Thursday, March 29, 2007

Blogger's Night

As has been well-documented elsewhere, the club invited an assortment of bloggers and other pundits to The Valley last night for beer and sandwiches with Peter Varney. It must have been reminiscent of those old meetings between politicians and trade unionists, with Varney cast as the power broker and Frankie Valley as Arthur Scargill.

It was one of the rare occasions during the past three years when I've wished I lived in London, but then again I suppose I wouldn't have a blog called New York Addick (and probably no blog at all). It is frustrating (albeit understandable) that last night's discussion was strictly off-the-record, but hopefully a similar event will be organised (perhaps a convention of International Addicks, held somewhere like the Bahamas).

Pedro 45 has written a summary of the evening's events, although tantalisingly left unanswered the single question that keeps me awake at night - do the players and management actually read the blogs? It would be surprising to me if the management (especially the Board) didn't at least visit a selection of them from time to time. Combined with the comments left by readers, and the message boards like Charlton Life, they represent a solid cross-section of real time customer views, which are likely far more valuable than any club-initiated market research.

This type of progressive initiative is very typical of our special club, and helps to explain just why Charlton does have such a wide array of interesting and knowledgeable bloggers. I think it takes a certain type of person to have developed a fanatical passion for Charlton given everything we have been through in the past several decades. One of those confessed fanatics (Chicago Addick) discussed this in more detail here.
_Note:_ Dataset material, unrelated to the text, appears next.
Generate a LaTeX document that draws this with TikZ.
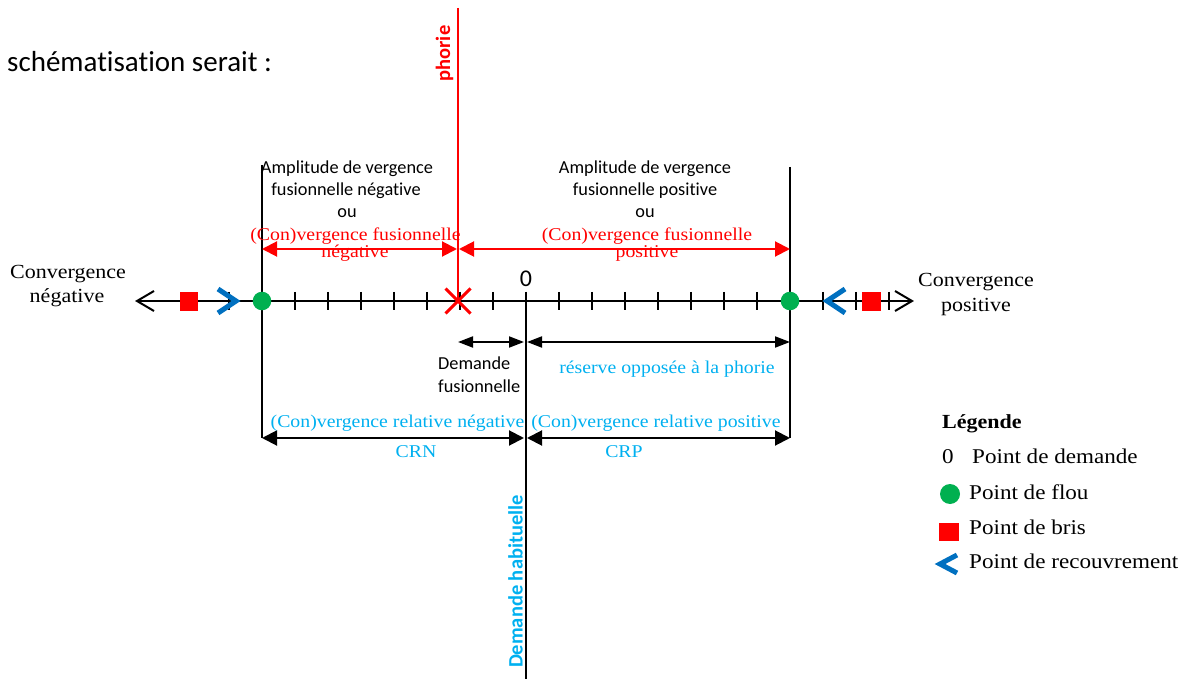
\documentclass[tikz,border=0pt]{standalone}
\usepackage{fontspec}
\setmainfont{Liberation Serif}[FakeStretch=1.1]
\newfontfamily\calfont{Carlito}[Ligatures=NoCommon]
\usetikzlibrary{arrows.meta}
\definecolor{xred}{HTML}{FF0000}
\definecolor{xgreen}{HTML}{00B050}
\definecolor{xblue}{HTML}{0070C0}
\definecolor{xcyan}{HTML}{00B0F0}
\begin{document}
\begin{tikzpicture}[x=1pt,y=-1pt,
  lbl/.style={anchor=base,inner sep=0pt},
  lblw/.style={anchor=base west,inner sep=0pt},
  cal/.style={font=\calfont\fontsize{18.3}{22}\selectfont},
  ser/.style={font=\fontsize{18}{20}\selectfont},
  leg/.style={font=\fontsize{21}{24}\selectfont},
  conv/.style={font=\fontsize{20}{24}\selectfont},
  rot/.style={rotate=90,anchor=base,inner sep=0pt,font=\calfont\bfseries\fontsize{20.5}{24}\selectfont},
  vline/.style={line width=1.3pt,draw=black},
  phline/.style={line width=1.6pt,color=red},
  axisline/.style={line width=2pt,draw=black},
  redarrow/.style={line width=2pt,draw=xred,fill=xred,{Triangle[length=15pt,width=15pt]}-{Triangle[length=15pt,width=15pt]}},
  bigarrow/.style={line width=2pt,draw=black,{Triangle[length=15pt,width=15pt]}-{Triangle[length=15pt,width=15pt]}},
  smallarrow/.style={line width=2pt,draw=black,{Triangle[length=15pt,width=11pt]}-{Triangle[length=15pt,width=11pt]}},
  chev/.style={line width=5pt,draw=xblue,line join=miter,line cap=butt},
  bris/.style={fill=xred,draw=none},
  flou/.style={fill=xgreen,draw=none}
]
\useasboundingbox (0,0) rectangle (1187,679);

% intro text
\node[lblw,font=\calfont\fontsize{29}{34}\selectfont] (intro) at (7,72) {schématisation serait :};

% coordinates
\coordinate (phTop) at (458,8);
\coordinate (X) at (458,301);
\coordinate (flouL) at (262,301);
\coordinate (flouR) at (790,301);
\coordinate (vLtop) at (262,165);
\coordinate (vLbot) at (262,438);
\coordinate (vRtop) at (790,167);
\coordinate (vRbot) at (790,438);
\coordinate (zTop) at (526,292);
\coordinate (zBot) at (526,679);
\coordinate (axL) at (137,301);
\coordinate (axR) at (912,301);

% vertical lines
\draw[vline] (vLtop) -- (vLbot);
\draw[vline] (vRtop) -- (vRbot);
\draw[vline] (zTop) -- (zBot);

% axis
\draw[axisline] (axL) -- (axR);
\draw[axisline,line join=miter] (154,291) -- (axL) -- (154,311);
\draw[axisline,line join=miter] (895,291) -- (axR) -- (895,311);
\foreach \k in {-10,...,11}{
  \draw[axisline] ({526+33*\k},292) -- ({526+33*\k},310);
}
\draw[phline] (phTop) -- (X);

% markers on axis
\fill[bris] (180,292) rectangle (198,311);
\fill[bris] (862,292) rectangle (881,311);
\draw[chev] (218,289) -- (236,301) -- (218,313);
\draw[chev] (845,289) -- (827,301) -- (845,313);
\fill[flou] (flouL) circle (9.3);
\fill[flou] (flouR) circle (9.3);
\draw[draw=xred,line width=3pt] (445.5,288.5) -- (470.5,313.5);
\draw[draw=xred,line width=3pt] (445.5,313.5) -- (470.5,288.5);

% zero label
\node[lbl,font=\calfont\fontsize{24}{28}\selectfont] (zlab) at (526,287) {0};

% rotated labels
\node[rot,text=xred] (phorie) at (450,53.5) {phorie};
\node[rot,text=xcyan] (habit) at (522.5,581.5) {Demande habituelle};

% convergence labels
\node[lbl,conv] (cn1) at (68,279) {Convergence};
\node[lbl,conv] (cn2) at (67,303) {négative};
\node[lbl,conv] (cp1) at (976,287) {Convergence};
\node[lbl,conv] (cp2) at (976,312) {positive};

% amplitude blocks
\node[lbl,cal] (aL1) at (347,174) {Amplitude de vergence};
\node[lbl,cal] (aL2) at (346,196) {fusionnelle négative};
\node[lbl,cal] (aL3) at (347,218) {ou};
\node[lbl,ser,text=xred] (rL1) at (355.5,241) {(Con)vergence fusionnelle};
\node[lbl,ser,text=xred] (rL2) at (355,258) {négative};
\node[lbl,cal] (aR1) at (645,174) {Amplitude de vergence};
\node[lbl,cal] (aR2) at (645,196) {fusionnelle positive};
\node[lbl,cal] (aR3) at (645,218) {ou};
\node[lbl,ser,text=xred] (rR1) at (647,241) {(Con)vergence fusionnelle};
\node[lbl,ser,text=xred] (rR2) at (647,258) {positive};

% red arrows
\coordinate (raL1) at (262,249);
\coordinate (raL2) at (457,249);
\coordinate (raR1) at (459,249);
\coordinate (raR2) at (790,249);
\draw[redarrow] (raL1) -- (raL2);
\draw[redarrow] (raR1) -- (raR2);

% demande fusionnelle / reserve
\coordinate (df1) at (458,342);
\coordinate (df2) at (524,342);
\coordinate (rs1) at (527,342);
\coordinate (rs2) at (790,342);
\draw[smallarrow] (df1) -- (df2);
\draw[smallarrow] (rs1) -- (rs2);
\node[lblw,cal] (dfa) at (438,370) {Demande};
\node[lblw,cal] (dfb) at (438,392) {fusionnelle};
\node[lbl,ser,text=xcyan] (res) at (667,373) {réserve opposée à la phorie};

% relative convergence
\coordinate (crn1) at (262,438);
\coordinate (crn2) at (524,438);
\coordinate (crp1) at (527,438);
\coordinate (crp2) at (790,438);
\draw[bigarrow] (crn1) -- (crn2);
\draw[bigarrow] (crp1) -- (crp2);
\node[lbl,ser,text=xcyan] (crnt) at (397.5,427) {(Con)vergence relative négative};
\node[lbl,ser,text=xcyan] (crpt) at (656,427) {(Con)vergence relative positive};
\node[lbl,ser,text=xcyan] (crn) at (416,457) {CRN};
\node[lbl,ser,text=xcyan] (crp) at (624,457) {CRP};

% legend
\node[lblw,font=\bfseries\fontsize{20}{24}\selectfont] (legT) at (942,428) {Légende};
\node[lblw,leg] (leg0) at (942,463) {0};
\node[lblw,leg] (legD) at (972,463) {Point de demande};
\fill[flou] (950,494) circle (10);
\node[lblw,leg] (legF) at (969,499) {Point de flou};
\fill[bris] (939,523) rectangle (959,541);
\node[lblw,leg] (legB) at (969,534) {Point de bris};
\draw[chev] (957,555) -- (940,564) -- (957,573);
\node[lblw,leg] (legR) at (969,568) {Point de recouvrement};
\end{tikzpicture}
\end{document}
Given the difficulties we have had on and off the pitch since last May, I think in general the tone across the various blogs has been restrained, and from a personal standpoint there is only one post I genuinely regret. It was written in the aftermath of the Wycombe defeat, and thus might be considered 'mitigating circumstances'.

If you want to see an example of a club where the relationship between the fans and Board is slightly less amicable, check out the excellent TopSpurs website. It is written by Jim Duggan, a fanatical Spurs fan and arch cynic, and someone with whom I have had several pleasant correspondences about our two clubs and football in general. When a Charlton blogger sees fit to write the equivalent of, "..I hate them (the owners) more than I hate Arsenal.." and "..Spurs are a zombie which died a while back and has been taken over looking similar to what it was before but dead inside..", then we'd all better be careful about what's in those sandwiches.

4 Comments:

At 3:44 PM, Blogger Confidential Rick said...

Spot on NY. Reading between Pedro's lines it sounds like we've got a club run by sane indivuals who actually care what outsiders think about the way the club is run. Sure there's plenty of gently poked fun but surely that indicates there's not much wrong with how things are working ?

 
At 8:01 PM, Blogger ChicagoAddick said...

Did you find out the answer to THE question?

 
At 8:08 PM, Anonymous Anonymous said...

Surely if the bloggers have been invited to Reg's "do" then he must know they exist and I would think at least he reads them.

 
At 8:10 PM, Anonymous Anonymous said...

I think the event was co-ordinated by the Forever Charlton website and Ben Hayes, the fans director albeit with Peter Varney's approval obviously.